Sur de faux exposés de faits, que je trouve reproduits dans la circulaire au clergé du 16 Juillet 1869 — mais l’on n’a pas jugé à propos de communiquer cette partie au public qu’elle aurait trop vivement éclairé sur la rectitude d’intention et de jugement de Sa Grandeur — Elle a persuadé aux membres de l’inquisition que l’Institut enseignait officiellement les opinions exprimées dans mon discours.

Voici la partie de la circulaire que l’on n’a pas rendue publique ici :

… « Ce livre, (l’Annnaire pour 1868) est regardé et traité avec raison comme un livre officiel et authentique de l’Institut-Canadien. Les actes qui y sont consignés sont passés constitutionnellement. L’assemblée était régulière, ayant été convoquée et tenue conformément à la constitution et aux règlements. Elle était présidée par le Président qui en a fait l’ouverture selon les formes ordinaires, et en adressant la parole aux membres présents. Les comptes de l’Institut y ont été présentés et acceptés en la manière ordinaire. Les orateurs qui ont adressé la parole à l’assemblée y avaient été invités par qui de droit, et c’est le Président qui les a présentés lui-même à l’assistance. Les discours qui ont été prononcés dans cette assemblée ont été vivement applaudis, par conséquent formellement approuvés par les membres présents de l’Institut. Les mauvaises doctrines enseignées par ces orateurs sont donc celles de tout l’Institut. Enfin ces discours, comme tous les autres actes de l’assemblée ont été livrés à l’impression et publiés sous la direction du comité de régie, chargé de représenter l’Institut tout entier pour l’expédition des affaires courantes. Aucun des membres de l’institut n’a réclamé ni contre les actes ni contre les mauvaises doctrines contenues dans cet annuaire, c’est donc que tous les membres les approuvaient. »

Voilà les étranges raisonnements au moyen desquels Sa Grandeur a persuadé aux membres de l’Inquisition que l’Institut avait un enseignement et que l’Annuaire promulguait cet enseignement. Il faut avouer qu’il fallait être singulièrement prédisposé à tout accepter pour regarder de pareil raisonnements comme sérieux. Tout cela ne supporte pas l’examen pour un homme qui comprend quelque chose à une procédure, et il va là des déductions qui peuvent faire rire un enfant.

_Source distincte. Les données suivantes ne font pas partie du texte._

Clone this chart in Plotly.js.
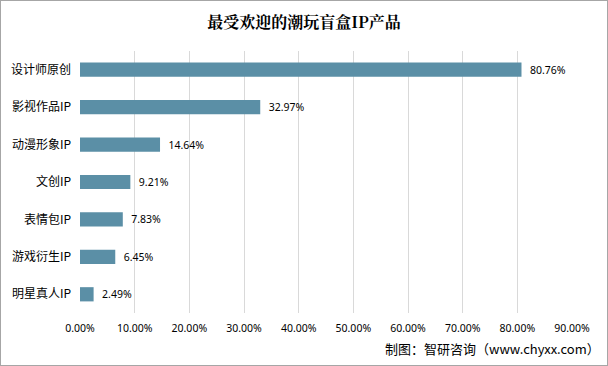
<!DOCTYPE html>
<html><head><meta charset="utf-8">
<script src="https://cdn.plot.ly/plotly-3.0.1.min.js"></script>
<style>
html,body{margin:0;padding:0;background:#fff;}
#c{width:606px;height:364px;border:1px solid #a6a6a6;}
</style></head>
<body><div id="c"></div>
<script>
const categories = ["设计师原创","影视作品IP","动漫形象IP","文创IP","表情包IP","游戏衍生IP","明星真人IP"];
const values = [80.76, 32.97, 14.64, 9.21, 7.83, 6.45, 2.49];
const labels = ["80.76%","32.97%","14.64%","9.21%","7.83%","6.45%","2.49%"];

const trace = {
  type: 'bar', orientation: 'h',
  y: categories, x: values,
  text: labels, texttemplate: '  %{text}', textposition: 'outside', cliponaxis: false,
  textfont: {family: 'Noto Sans, DejaVu Sans, sans-serif', size: 10.5, color: '#000'},
  marker: {color: '#5B8FA6'},
  width: 0.38,
  hoverinfo: 'none'
};
const layout = {
  width: 606, height: 364,
  margin: {l: 79, r: 35, t: 50, b: 52},
  paper_bgcolor: '#fff', plot_bgcolor: '#fff',
  font: {family: 'Noto Sans CJK SC, sans-serif', color: '#000'},
  title: {text: '<b>最受欢迎的潮玩盲盒IP产品</b>', x: 0.5, xanchor: 'center', y: 0.94, yanchor: 'middle',
          font: {family: 'Noto Serif CJK SC, Noto Sans CJK SC, serif', size: 16, color: '#000'}},
  xaxis: {range: [0, 90], dtick: 10, tick0: 0, tickformat: '.2f', ticksuffix: '%',
          showgrid: true, gridcolor: '#d9d9d9', gridwidth: 1, zeroline: false,
          showline: false, ticks: '', ticklen: 0, ticklabelstandoff: 7,
          tickfont: {family: 'Noto Sans, DejaVu Sans, sans-serif', size: 10.5, color: '#000'}},
  yaxis: {autorange: 'reversed', showgrid: false, zeroline: false, showline: false, ticks: '',
          ticklabelstandoff: 8,
          tickfont: {family: 'Noto Sans CJK SC, sans-serif', size: 12, color: '#000'}},
  showlegend: false,
  annotations: [{text: '制图：智研咨询（www.chyxx.com）', xref: 'paper', yref: 'paper', x: 1.06, y: -0.135,
                 xanchor: 'right', yanchor: 'middle', showarrow: false,
                 font: {family: 'Noto Sans CJK SC, sans-serif', size: 13, color: '#000'}}]
};
Plotly.newPlot('c', [trace], layout, {displayModeBar: false, staticPlot: true});
</script></body></html>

Ainsi quand Sa Grandeur peut se résoudre à tracer de sa plume les choses que voici : « Les discours ont été applaudis par les membres présents, les mauvaises doctrines enseignées par ces orateurs sont donc celles de tout l’Institut ; » et quand on sait de plus, ce que Sa Grandeur n’ignorait certes pas, que cette réunion était publique, contenant dix personnes étrangères à l’Institut pour un de ses membres, on ne sait vraiment si l’on

  1. Expressions de l’Annonce du 18, Janvier 1863.